Son olarak, konferansta neden hiç Queer’den bahsedilmedi sorusuna bir cevap vermeye çalışabiliriz.  İki gün boyunca Queer’den bahsedilmemesi ki hatıratımda kaldığı kadarıyla Zizek değinmişti, konferansta konuşan herkesin heteroseksist bir queer düşmanı olmasından değil, fakat Aşk gibi evrensel hakikat olarak değerlendirdikleri bir mefhumdan söz ederken basitçe Queer’ı bir ayrım noktası olarak görmemelerinden kaynaklıdır, aksi takdirde queer’ı evrenselliğin dışına itmiş ve belki o zaman gerçek bir ayrımcılık yapmış olurlardı. Üç düşünür de Aşk’ı öyle bir noktaya oturturlar ki aşk olayı gerçekleştiğinde ortada hâlihazırda sözünü edeceğimiz ve şikâyet edeceğimiz queer/straight gibi ikilikler bütün anlamlarını yitirir;  Badiou’nün dediği üzere “Aşk dünyanın doğuşuna tanık olma olasılığı” ise bu türden ayrımlar kendilerine yalnızca eski dünyanın çöplüğünde yer bulabilirler.
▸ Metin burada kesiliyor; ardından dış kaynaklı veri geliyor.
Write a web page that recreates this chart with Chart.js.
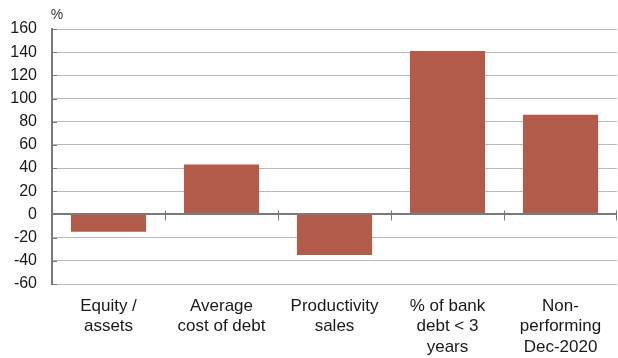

Başka bir deyişle, bu düşünürler Aşk’ı bir cinsiyete tabi tutmaktansa, cinsiyetlerden özgürleştirirler. Batı felsefesinin Aristoteles’den beri hetaria düşmanı olduğunu iddia ederken ise yazar, yazıdaki çoğu argüman gibi kolaya kaçmaktadır-herhalde bunu günümüzün en önemli Queer-Feminist teorisyeni dahi söylese kolaya kaçmak olurdu bu, çünkü bütün felsefe tarihine savaş açmak pek aklı selim bir davranış değildir- ve felsefeden söz ediyorsak kolaya kaçma gibi bir lüksümüz yoktur. “Feminen öz” fikrinin maskülen bir mit olarak ele alınarak yeren yere vurulduğu,  Medea’nın parçalanamazlığının yüceltildiği, küresel kapitalizmin cinsel özgürlüklere ne denli karışır hale geldiğinin acımasız bir eleştirisinin yapıldığı bir düşünce buluşmasını internet özeti ve birkaç klişe aracılığıyla eleştiriye tabi tutmak ise maalesef kolaya kaçmaktır.